Tougher BTL conditions boost specialist mortgage demand

by: Heather Greig-Smith
  • 17/01/2017
  • 0
Tougher BTL conditions boost specialist mortgage demand
New regulations for buy to let are forcing landlords to seek specialist mortgage solutions, according to Octopus Property.

The short and medium-term lender said it has seen significant uplift in Agreements in Principle (AIPs) in the lead up to the introduction of new affordability regulations, introduced by the Prudential Regulation Authority (PRA) on 1 January.

In the last three months of 2016 it issued 233 AIPs, up 115% from 108 in the same period of 2015. In the first eight days of January it issued 32 AIPs for buy-to-let loans.

Octopus said the PRA’s new affordability regulations make it increasingly difficult for landlords to finance buy-to-let projects through mainstream lenders due to enhanced stress-testing, changes to underwriting requirements and uncertainty as to how the new rules should be enacted.

“The buy-to-let sector has changed fundamentally over the past year or two. Alongside the raft of tax changes, financing for landlords has become considerably more challenging,” said chief executive of Octopus Property Mario Berti (pictured).

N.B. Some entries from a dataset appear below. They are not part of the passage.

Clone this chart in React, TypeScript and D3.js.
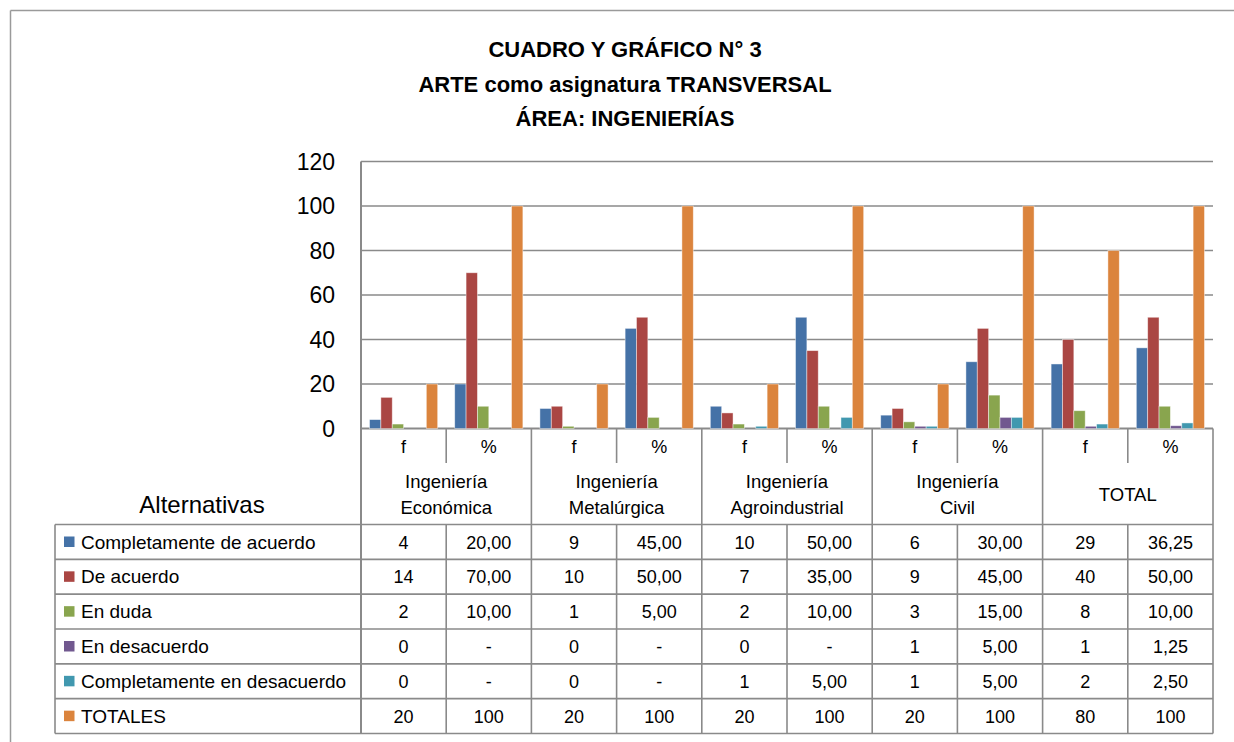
import React from "react";
import * as d3 from "d3";

const titleLines = ["CUADRO Y GRÁFICO N° 3", "ARTE como asignatura TRANSVERSAL", "ÁREA: INGENIERÍAS"];

const categories = [
  ["Ingeniería", "Económica"],
  ["Ingeniería", "Metalúrgica"],
  ["Ingeniería", "Agroindustrial"],
  ["Ingeniería", "Civil"],
  ["TOTAL"],
];
const subColumns = ["f", "%"];

const seriesNames = [
  "Completamente de acuerdo",
  "De acuerdo",
  "En duda",
  "En desacuerdo",
  "Completamente en desacuerdo",
  "TOTALES",
];
const seriesColors = ["#4572A7", "#AA4643", "#89A54E", "#71588F", "#4198AF", "#DB843D"];

// columns: Econ f, Econ %, Metal f, Metal %, Agro f, Agro %, Civil f, Civil %, TOTAL f, TOTAL %
const completamenteDeAcuerdo = [4, 20, 9, 45, 10, 50, 6, 30, 29, 36.25];
const deAcuerdo = [14, 70, 10, 50, 7, 35, 9, 45, 40, 50];
const enDuda = [2, 10, 1, 5, 2, 10, 3, 15, 8, 10];
const enDesacuerdo = [0, 0, 0, 0, 0, 0, 1, 5, 1, 1.25];
const completamenteEnDesacuerdo = [0, 0, 0, 0, 1, 5, 1, 5, 2, 2.5];
const totales = [20, 100, 20, 100, 20, 100, 20, 100, 80, 100];
const seriesValues = [completamenteDeAcuerdo, deAcuerdo, enDuda, enDesacuerdo, completamenteEnDesacuerdo, totales];

const yTicks = [0, 20, 40, 60, 80, 100, 120];
const rowHeaderLabel = "Alternativas";

const FONT = "'Liberation Sans', Arial, sans-serif";
const GRID = "#8a8a8a";

function fmt(v: number, isPct: boolean, isTotal: boolean): string {
  if (!isPct) return String(v);
  if (isTotal) return String(v);
  if (v === 0) return "-";
  return v.toFixed(2).replace(".", ",");
}

export default function App() {
  const W = 1234, H = 742;
  const plotLeft = 361, plotRight = 1213;
  const yTop = 161.5, yZero = 428.5;
  const tableLeft = 55;
  const headerSplit = 463;
  const rowsTop = 524.5, rowsBottom = 733.5;
  const rowH = (rowsBottom - rowsTop) / seriesNames.length;

  const colKeys: string[] = [];
  categories.forEach((_, ci) => subColumns.forEach((s) => colKeys.push(`${ci}|${s}`)));

  const x = d3.scaleBand<string>().domain(colKeys).range([plotLeft, plotRight]);
  const xs = d3.scaleBand<string>().domain(seriesNames).range([0, x.bandwidth()]).paddingInner(0).paddingOuter(0.75);
  const y = d3.scaleLinear().domain([0, 120]).range([yZero, yTop]);
  const catX = d3.scaleBand<number>().domain(categories.map((_, i) => i)).range([plotLeft, plotRight]);

  const bw = x.bandwidth();

  return (
    <svg
      width={W}
      height={H}
      style={{ position: "absolute", left: 0, top: 0, display: "block", background: "#fff" }}
      fontFamily={FONT}
    >
      <rect x={0} y={0} width={W} height={H} fill="#fff" />
      {/* outer frame */}
      <line x1={10.5} y1={10.5} x2={W} y2={10.5} stroke="#9a9a9a" strokeWidth={1.5} />
      <line x1={10.5} y1={10.5} x2={10.5} y2={H} stroke="#9a9a9a" strokeWidth={1.5} />

      {/* title */}
      {titleLines.map((t, i) => (
        <text key={t} x={625} y={57 + i * 34.5} textAnchor="middle" fontWeight="bold" fontSize={22} fill="#000">
          {t}
        </text>
      ))}

      {/* gridlines */}
      {yTicks.map((t) => (
        <g key={t}>
          <line x1={plotLeft} x2={plotRight} y1={y(t)} y2={y(t)} stroke={GRID} strokeWidth={t === 0 ? 2 : 1.6} />
          <text x={335} y={y(t) + 8.3} textAnchor="end" fontSize={23} fill="#000">
            {t}
          </text>
        </g>
      ))}

      {/* bars */}
      {colKeys.map((ck, ci) => (
        <g key={ck} transform={`translate(${x(ck)},0)`}>
          {seriesNames.map((s, si) => {
            const v = seriesValues[si][ci];
            if (v <= 0) return null;
            return (
              <rect
                key={s}
                x={xs(s)}
                y={y(v)}
                width={xs.bandwidth()}
                height={yZero - y(v)}
                fill={seriesColors[si]}
                stroke="rgba(255,255,255,0.55)"
                strokeWidth={0.8}
              />
            );
          })}
        </g>
      ))}

      {/* y axis line */}
      <line x1={plotLeft} x2={plotLeft} y1={yTop} y2={rowsBottom} stroke={GRID} strokeWidth={2} />

      {/* header: f / % */}
      {colKeys.map((ck) => (
        <text key={ck} x={(x(ck) as number) + bw / 2} y={453} textAnchor="middle" fontSize={18} fill="#000">
          {ck.split("|")[1]}
        </text>
      ))}
      {/* f|% separators */}
      {colKeys.map((ck, i) =>
        i % 2 === 1 ? (
          <g key={ck}>
            <line x1={x(ck)} x2={x(ck)} y1={yZero} y2={headerSplit} stroke={GRID} strokeWidth={1.6} />
            <line x1={x(ck)} x2={x(ck)} y1={rowsTop} y2={rowsBottom} stroke={GRID} strokeWidth={1.6} />
          </g>
        ) : null
      )}
      {/* category boundaries */}
      {categories.map((c, i) => {
        const x0 = catX(i) as number;
        const x1 = x0 + catX.bandwidth();
        const cx = x0 + catX.bandwidth() / 2;
        return (
          <g key={i}>
            <line x1={x1} x2={x1} y1={yZero} y2={rowsBottom} stroke={GRID} strokeWidth={1.6} />
            {c.length === 2 ? (
              <>
                <text x={cx} y={488} textAnchor="middle" fontSize={18.5} fill="#000">{c[0]}</text>
                <text x={cx} y={514} textAnchor="middle" fontSize={18.5} fill="#000">{c[1]}</text>
              </>
            ) : (
              <text x={cx} y={501} textAnchor="middle" fontSize={18.5} fill="#000">{c[0]}</text>
            )}
          </g>
        );
      })}

      <text x={202} y={513} textAnchor="middle" fontSize={24} fill="#000">
        {rowHeaderLabel}
      </text>

      {/* table rows */}
      <line x1={tableLeft} x2={tableLeft} y1={rowsTop} y2={rowsBottom} stroke={GRID} strokeWidth={1.6} />
      {d3.range(seriesNames.length + 1).map((i) => (
        <line
          key={i}
          x1={tableLeft}
          x2={plotRight}
          y1={rowsTop + i * rowH}
          y2={rowsTop + i * rowH}
          stroke={GRID}
          strokeWidth={1.6}
        />
      ))}
      {seriesNames.map((s, si) => {
        const top = rowsTop + si * rowH;
        return (
          <g key={s}>
            <rect x={64} y={top + 12} width={10.5} height={10.5} fill={seriesColors[si]} />
            <text x={81} y={top + 24} fontSize={19} fill="#000">{s}</text>
            {colKeys.map((ck, ci) => (
              <text
                key={ck}
                x={(x(ck) as number) + bw / 2}
                y={top + 24}
                textAnchor="middle"
                fontSize={18}
                fill="#000"
              >
                {fmt(seriesValues[si][ci], ck.endsWith("%"), si === seriesNames.length - 1)}
              </text>
            ))}
          </g>
        );
      })}
    </svg>
  );
}
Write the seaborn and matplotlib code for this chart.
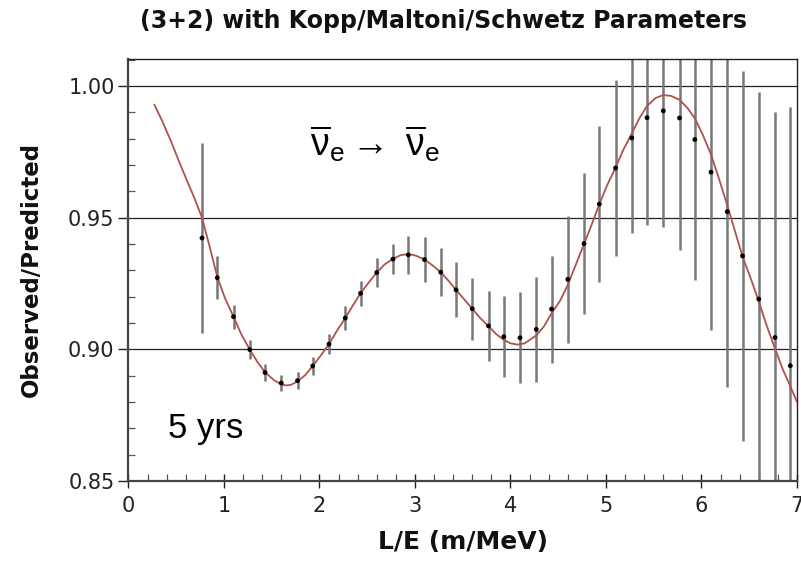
import matplotlib
matplotlib.use("Agg")
import matplotlib.pyplot as plt
import seaborn as sns
import pandas as pd
from matplotlib.ticker import MultipleLocator, FormatStrFormatter

# ---- data ----
le_points = [0.77, 0.93, 1.10, 1.27, 1.43, 1.60, 1.77, 1.93, 2.10, 2.27, 2.43, 2.60,
             2.77, 2.93, 3.10, 3.27, 3.43, 3.60, 3.77, 3.93, 4.10, 4.27, 4.43, 4.60,
             4.77, 4.93, 5.10, 5.27, 5.43, 5.60, 5.77, 5.93, 6.10, 6.27, 6.43, 6.60,
             6.77, 6.93]
ratio_points = [0.9423, 0.9272, 0.9124, 0.8999, 0.8912, 0.8872, 0.8881, 0.8937, 0.9020,
                0.9119, 0.9213, 0.9292, 0.9343, 0.9359, 0.9341, 0.9293, 0.9226, 0.9154,
                0.9089, 0.9048, 0.9044, 0.9076, 0.9153, 0.9266, 0.9402, 0.9552, 0.9689,
                0.9803, 0.9880, 0.9906, 0.9879, 0.9797, 0.9673, 0.9523, 0.9355, 0.9191,
                0.9045, 0.8938]
ratio_err = [0.036, 0.0082, 0.0046, 0.0037, 0.0032, 0.0032, 0.0032, 0.0034, 0.0038,
             0.0044, 0.0047, 0.0054, 0.0058, 0.0072, 0.0084, 0.0092, 0.0104, 0.0117,
             0.0134, 0.0154, 0.0172, 0.0199, 0.0203, 0.0240, 0.0267, 0.0297, 0.0334,
             0.0361, 0.0409, 0.0441, 0.0500, 0.0535, 0.0601, 0.0665, 0.0702, 0.0788,
             0.0858, 0.0982]

curve_le = [0.27, 0.35, 0.44, 0.52, 0.61, 0.69, 0.77, 0.85, 0.93, 1.01, 1.10, 1.18, 1.27,
            1.35, 1.43, 1.52, 1.60, 1.65, 1.70, 1.77, 1.85, 1.93, 2.01, 2.10, 2.18, 2.27,
            2.35, 2.43, 2.52, 2.60, 2.68, 2.77, 2.85, 2.93, 3.01, 3.10, 3.18, 3.27, 3.35,
            3.43, 3.52, 3.60, 3.68, 3.77, 3.85, 3.93, 4.00, 4.07, 4.15, 4.27, 4.35, 4.43,
            4.52, 4.60, 4.68, 4.77, 4.85, 4.93, 5.01, 5.10, 5.18, 5.27, 5.35, 5.43, 5.52,
            5.60, 5.68, 5.77, 5.85, 5.93, 6.01, 6.10, 6.18, 6.27, 6.35, 6.43, 6.52, 6.60,
            6.68, 6.77, 6.85, 6.93, 7.00]
curve_ratio = [0.9930, 0.9870, 0.9795, 0.9722, 0.9643, 0.9575, 0.9500, 0.9390, 0.9275,
               0.9195, 0.9124, 0.9058, 0.8999, 0.8952, 0.8913, 0.8884, 0.8867, 0.8863,
               0.8865, 0.8878, 0.8902, 0.8937, 0.8975, 0.9020, 0.9069, 0.9119, 0.9167,
               0.9213, 0.9256, 0.9292, 0.9322, 0.9344, 0.9358, 0.9362, 0.9356, 0.9341,
               0.9320, 0.9293, 0.9261, 0.9226, 0.9188, 0.9154, 0.9120, 0.9088, 0.9058,
               0.9036, 0.9023, 0.9018, 0.9023, 0.9053, 0.9087, 0.9137, 0.9185, 0.9245,
               0.9318, 0.9400, 0.9474, 0.9551, 0.9622, 0.9690, 0.9757, 0.9820, 0.9878,
               0.9925, 0.9955, 0.9966, 0.9963, 0.9948, 0.9918, 0.9878, 0.9818, 0.9740,
               0.9652, 0.9547, 0.9450, 0.9352, 0.9265, 0.9182, 0.9093, 0.9003, 0.8925,
               0.8860, 0.8800]

x_ticks = [0, 1, 2, 3, 4, 5, 6, 7]
y_ticks = [0.85, 0.90, 0.95, 1.00]

title_text = "(3+2) with Kopp/Maltoni/Schwetz Parameters"
x_label = "L/E (m/MeV)"
y_label = "Observed/Predicted"
channel_text = r"$\overline{\nu}_\mathregular{e} \rightarrow\ \overline{\nu}_\mathregular{e}$"
years_text = "5 yrs"

points_df = pd.DataFrame({"le": le_points, "ratio": ratio_points, "err": ratio_err})
curve_df = pd.DataFrame({"le": curve_le, "ratio": curve_ratio})

# ---- style ----
sns.set_style("ticks")
plt.rcParams["font.family"] = ["DejaVu Sans"]
plt.rcParams["mathtext.fontset"] = "custom"
plt.rcParams["mathtext.rm"] = "Liberation Sans"
plt.rcParams["mathtext.it"] = "Liberation Sans"
plt.rcParams["mathtext.sf"] = "Liberation Sans"

fig = plt.figure(figsize=(8.01, 5.69), dpi=100)
ax = fig.add_axes([0.1604, 0.1547, 0.8346, 0.7416])

# grid lines at major y ticks
for yv in y_ticks[1:]:
    ax.axhline(yv, color="#222222", lw=0.9, zorder=1)

# error bars
ax.errorbar(points_df["le"], points_df["ratio"], yerr=points_df["err"], fmt="none",
            ecolor="#777777", elinewidth=1.8, capsize=0, zorder=2)

# theory curve
sns.lineplot(data=curve_df, x="le", y="ratio", ax=ax, color="#b0524c", lw=1.3,
             zorder=3, sort=False, estimator=None)

# data points
sns.scatterplot(data=points_df, x="le", y="ratio", ax=ax, color="black", s=12,
                edgecolor="none", zorder=4)

ax.set_xlim(0, 7)
ax.set_ylim(0.85, 1.0103)
ax.set_xticks(x_ticks)
ax.set_yticks(y_ticks)
ax.yaxis.set_major_formatter(FormatStrFormatter("%.2f"))
ax.xaxis.set_minor_locator(MultipleLocator(0.2))
ax.yaxis.set_minor_locator(MultipleLocator(0.01))

ax.tick_params(axis="y", which="major", direction="out", length=7, width=1,
               labelsize=15, colors="#222222", pad=3)
ax.tick_params(axis="y", which="minor", direction="in", length=5, width=0.9, colors="#555555")
ax.tick_params(axis="x", which="major", direction="inout", length=10, width=1,
               labelsize=15, colors="#222222", pad=6)
ax.tick_params(axis="x", which="minor", direction="in", length=5, width=0.9, colors="#555555")

for side in ["top", "right"]:
    ax.spines[side].set_visible(True)
    ax.spines[side].set_color("#222222")
    ax.spines[side].set_linewidth(1.0)
for side in ["left", "bottom"]:
    ax.spines[side].set_color("#444444")
    ax.spines[side].set_linewidth(1.6)

ax.set_xlabel(x_label, fontsize=18, fontweight="bold", labelpad=10, color="#111111")
ax.set_ylabel(y_label, fontsize=16.5, fontweight="bold", labelpad=18, color="#111111")

fig.text(444 / 801, 1 - 21 / 569, title_text, ha="center", va="center",
         fontsize=17, fontweight="bold", color="#111111")

ax.text(1.90, 0.978, channel_text, fontsize=27, ha="left", va="center",
        family="Liberation Sans", color="black")
ax.text(0.41, 0.870, years_text, fontsize=25, ha="left", va="center",
        family="Liberation Sans", color="black")

fig.savefig("out.png", dpi=100)
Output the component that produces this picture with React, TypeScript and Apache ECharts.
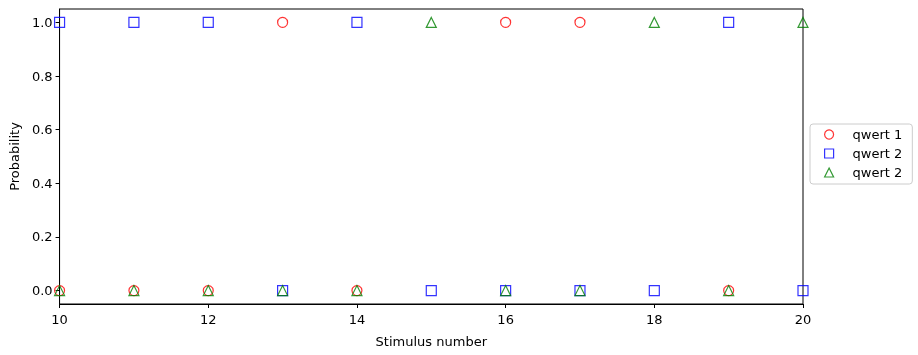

This is especially the case with larger loans and ‘non-standard’ borrowers with unconventional circumstances, such as semi-commercial, rental shortfalls, first-time landlords, Houses of Multiple Occupancy (HMOs), foreign nationals and company.

“This is almost certainly the reason for the surge in demand for our buy-to-let products in the latter stages of 2016 and early days of 2017.”

He added: “We cater for buy-to-let borrowers with less conventional circumstances that need more bespoke underwriting and for whom the high street has become a more difficult place to borrow, all the more so since the new regulations came into force on 1 January. It’s in this type of conservative lending climate that specialist lenders like ourselves can outperform.”

One of the main products offered by Octopus is a two-year product charging 6.99%, where borrowers can choose to defer 2% of the interest payable, creating an effective pay rate of just 4.99%. This product applies an Interest Cover Ratio (ICR) of 100% of pay rate.

Berti recently speculated that 2017 could see a landlord retreat similar to that of 2009.